The impact is cascading across the continent, prompting governments to implement a patchwork of austerity measures that recall the resource-scarce eras of the 1970s. In Thailand, officials have launched a public campaign encouraging citizens to discard formal business attire in favor of short-sleeved shirts, aiming to lower the demand for industrial air conditioning. Meanwhile, in Myanmar, authorities have instituted a rigid rationing system for private transport, limiting vehicle usage based on license plate numbers to ensure that essential fuel stocks are prioritized for logistics and public services.
The Philippines has taken a particularly direct approach to supporting vulnerable populations. President Ferdinand Marcos Jr recently announced a targeted subsidy package for tricycle drivers, farmers, and fishermen, providing cash assistance ranging from 3,000 to 5,000 pesos, which translates to approximately KES 7,000 to KES 12,000. This fiscal intervention underscores the mounting pressure on household budgets as inflationary shocks reverberate from the energy sector into the cost of food and basic transportation.
For the Kenyan reader, these developments in Asia are not merely international trivia they are a warning of the fragility of the global supply chain. Kenya remains a net importer of refined petroleum products, and the nation’s energy sector is inextricably linked to the price stability of the global oil market. As shipping lanes in the Middle East face disruption, the cost of importing fuel into the Port of Mombasa is inevitably driven upward by rising insurance premiums and logistical bottlenecks.
Economists at the Central Bank of Kenya have long noted that fuel prices are the primary driver of inflation within the country, affecting everything from the cost of electricity—which remains heavily dependent on thermal generation—to the transport fares for Nairobi commuters. If Asian nations are resorting to rationing, it is a leading indicator that global supply is tightening significantly. For Kenya, this could mean an imminent surge in the landed cost of petrol and diesel, potentially reversing the modest cooling of inflation seen in the latter half of the previous year.
Furthermore, the reliance on the Strait of Hormuz is not exclusive to Asia. Much of the Middle Eastern crude that reaches East Africa flows through similar, if not identical, maritime routes. Any further escalation in the US-Israel-Iran conflict threatens to push Kenya into a similar position of forced austerity. The Kenyan government may soon face the same difficult calculus as their counterparts in Colombo and Manila: either subsidize the pump prices—straining the national budget—or pass the costs onto the consumer, which risks social unrest and economic contraction.

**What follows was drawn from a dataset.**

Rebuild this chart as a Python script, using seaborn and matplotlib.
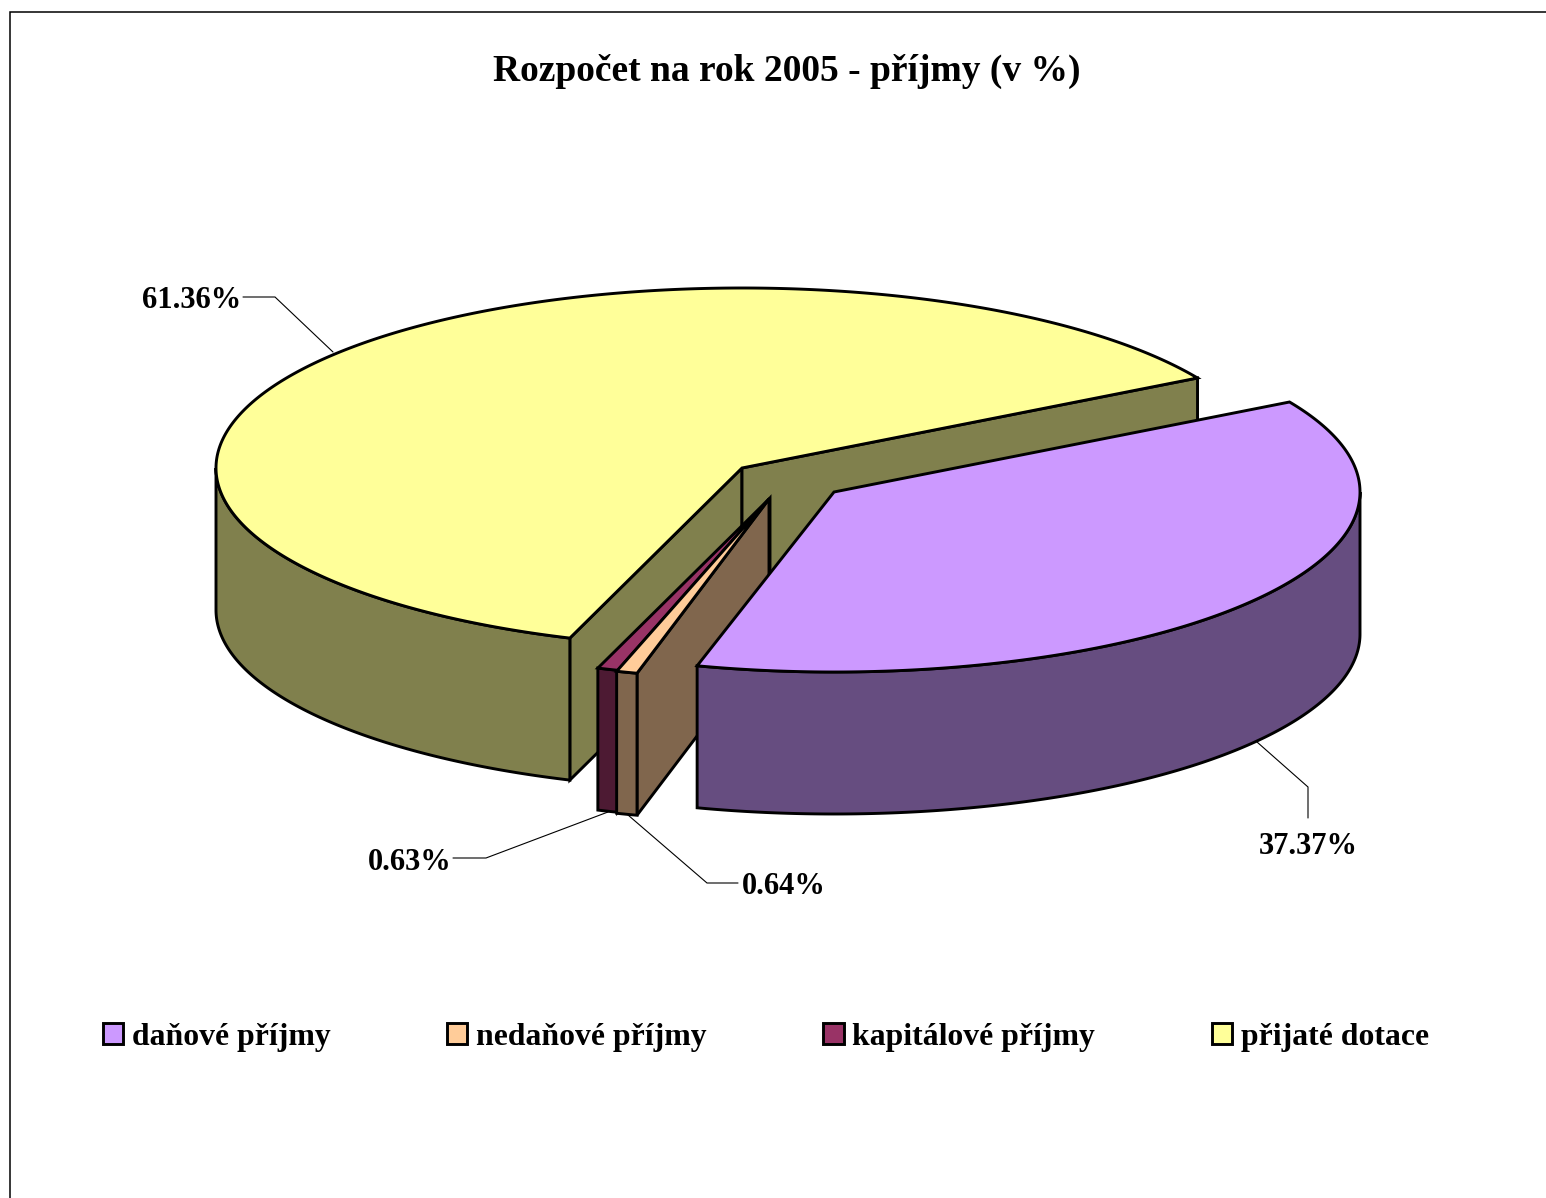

The measures being taken across Asia represent a short-term triage rather than a long-term solution. As global markets fluctuate, the reliance on a single, volatile maritime route has exposed the inherent weakness in the current energy architecture. While nations like Vietnam encourage bicycle usage and others, like Sri Lanka, mandate downtime, the fundamental issue of supply remains unaddressed. The conflict has essentially accelerated a transition that many nations were not prepared to navigate: a move away from fossil fuel dependence under duress.
The coming months will test the resilience of these economies. If the diplomatic stalemate in the Middle East persists, the Wednesday closures in Sri Lanka may become the standard rather than the exception. For citizens in Nairobi and across the globe, the message is increasingly clear: the era of abundant, affordable energy is under siege, and the ability to adapt to a reality of scarcity will be the defining metric of national stability in the months to come.